The Myrrh-Bearers (or Ointment Bearers) were among the women disciples of Jesus, who were with him in Galilee and followed him to Jerusalem. They, unnamed, were present at his passion. With Joseph of Arimathea, they had the courage to bury the body of Christ. They prepared the balm and spices for the traditional anointing of the body. They rested on the Sabbath following the crucifixion and rose early the next day to tend to his body in death as they had ministered to him in life. Faithful, but not yet wholly believing, they approached the tomb. Mary Magdalene heard the joyful news. St. Mark says that the women were afraid and told no one what they had experienced. Saints Matthew and Luke, however, relate that the women went immediately to the eleven to share the wonder and the love.

Little is known about the women who attended Jesus. The life of Mary Magdalene, the best-known of the myrrhbears, is a collection of legends. [See related story in this issue.] Among the others is Mary, the mother of James and John, who is sometimes identified as Salome, or Mary Salome, since Salome is mentioned in only one account of the resurrection. According to the gospel, Mary was the wife of Zebedee, and according to the Prologue from Ochrid, she was also the daughter of St. Joseph the Betrothed, a stepdaughter of the Theotokos. Those who name Mary and Salome separately say that Salome was the sister of the Theotokos.

St. Joanna, another of the women disciples, was the wife of Chuza, who was Herod's steward. She witnessed not only the crucifixion and resurrection of Jesus but also the beheading of St. John, St. Forerunner. Legend says that she saw where Herod's men had thrown the head of John the Baptist. Since the place being unclean, she later removed the head and reburied it on the Mount of Olives, where it was discovered during the reign of Constantine the Great. Joanna, for all her daring, was not a martyr but died peacefully.

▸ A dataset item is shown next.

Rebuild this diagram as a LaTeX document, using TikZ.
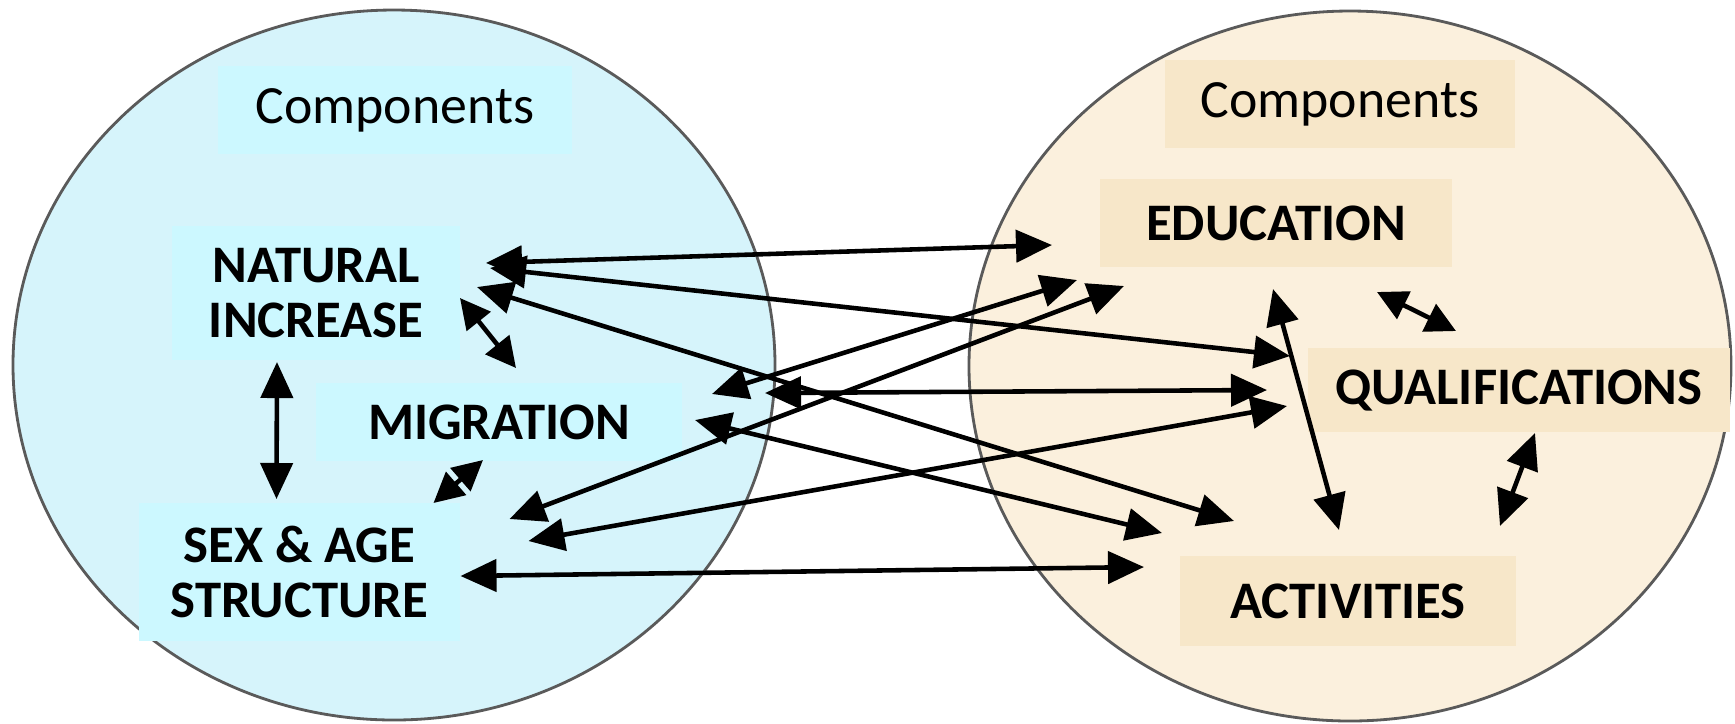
\documentclass[tikz,border=0pt]{standalone}
\usepackage{fontspec}
\setmainfont{Carlito}
\usetikzlibrary{arrows.meta}
\definecolor{skyfill}{HTML}{D6F4FB}
\definecolor{skybox}{HTML}{CCF8FF}
\definecolor{sandfill}{HTML}{FBF0DD}
\definecolor{sandbox}{HTML}{F7E7C9}
\definecolor{rim}{HTML}{5A5A5A}
\tikzset{
  sphere/.style={draw=rim,line width=0.8pt},
  heading/.style={rectangle,inner sep=0pt,align=center,font=\fontsize{15.3}{17}\selectfont},
  factor/.style={rectangle,inner sep=0pt,align=center,font=\fontsize{15}{15.6}\selectfont\bfseries},
  link/.style={{Triangle[length=3.6mm,width=3.2mm]}-{Triangle[length=3.6mm,width=3.2mm]},line width=1.3pt},
  shortlink/.style={{Triangle[length=3mm,width=3mm]}-{Triangle[length=3mm,width=3mm]},line width=1.3pt}
}
\begin{document}
\begin{tikzpicture}[x=0.01cm,y=-0.01cm]
    \useasboundingbox (0,0) rectangle (1735,723);
    \fill[white] (0,0) rectangle (1735,723);
    \draw[sphere,fill=skyfill] (394,365) ellipse [x radius=381,y radius=355];
    \draw[sphere,fill=sandfill] (1350,366) ellipse [x radius=381,y radius=355];
    \node[heading,fill=skybox,minimum width=3.53cm,minimum height=0.87cm] (compL) at (395,110) {Components};
    \node[factor,fill=skybox,minimum width=2.88cm,minimum height=1.34cm] (nat) at (316,293) {NATURAL\\INCREASE};
    \node[factor,fill=skybox,minimum width=3.66cm,minimum height=0.78cm] (mig) at (499,422) {MIGRATION};
    \node[factor,fill=skybox,minimum width=3.21cm,minimum height=1.38cm] (sex) at (299.5,572) {SEX \& AGE\\STRUCTURE};
    \node[heading,fill=sandbox,minimum width=3.50cm,minimum height=0.88cm] (compR) at (1340,104) {Components};
    \node[factor,fill=sandbox,minimum width=3.51cm,minimum height=0.88cm] (edu) at (1276,223) {EDUCATION};
    \node[factor,fill=sandbox,minimum width=4.21cm,minimum height=0.83cm] (qual) at (1519,390) {QUALIFICATIONS};
    \node[factor,fill=sandbox,minimum width=3.36cm,minimum height=0.90cm] (act) at (1348,601) {ACTIVITIES};
    \draw[link] ([shift={(170,-30)}]nat.center) -- ([shift={(-224,22)}]edu.center);
    \draw[link] ([shift={(174,-25)}]nat.center) -- ([shift={(-229,-34)}]qual.center);
    \draw[link] ([shift={(161,-6)}]nat.center) -- ([shift={(-114,-80)}]act.center);
    \draw[link] ([shift={(213,-28)}]mig.center) -- ([shift={(-199,57)}]edu.center);
    \draw[link] ([shift={(266,-29)}]mig.center) -- ([shift={(-252,0)}]qual.center);
    \draw[link] ([shift={(196,-2)}]mig.center) -- ([shift={(-186,-68)}]act.center);
    \draw[link] ([shift={(210,-53)}]sex.center) -- ([shift={(-152,63)}]edu.center);
    \draw[link] ([shift={(229,-31)}]sex.center) -- ([shift={(-232,16)}]qual.center);
    \draw[link] ([shift={(161,4)}]sex.center) -- ([shift={(-204,-34)}]act.center);
    \draw[shortlink] ([shift={(144,5)}]nat.center) -- ([shift={(17,-54)}]mig.center);
    \draw[link] ([shift={(-39,69)}]nat.center) -- ([shift={(-23,-73)}]sex.center);
    \draw[shortlink] ([shift={(-16,38)}]mig.center) -- ([shift={(134,-69)}]sex.center);
    \draw[link] ([shift={(-3,66)}]edu.center) -- ([shift={(-9,-71)}]act.center);
    \draw[shortlink] ([shift={(101,69)}]edu.center) -- ([shift={(-63,-59)}]qual.center);
    \draw[link] ([shift={(16,43)}]qual.center) -- ([shift={(152,-75)}]act.center);
\end{tikzpicture}
\end{document}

The myrrh-bearers, whoever they were and whatever their number, actively followed Jesus and ministered to him during his sojourn in the world; they saw his death on the cross and continued their attendance on him as they prepared the ointment for his body and prepared to do all that tradition commanded for the dead. They heard the glad news of His resurrection, as the shepherds heard the glad news of His nativity. Through the women disciples, the good news of that time and that place became the good news of all time and all places.

Note.

The church commemorates the myrrh-bearers (often called the "women disciples" [mathetriai]) on the second Sunday after Easter, as well as in numerous hymns sung during Sunday Matins throughout the year, such as the Resurrection evlogitaria, several of the Resurrection exaposteilaria and stichera, and the Resurrection apolytikion in the Fourth Tone.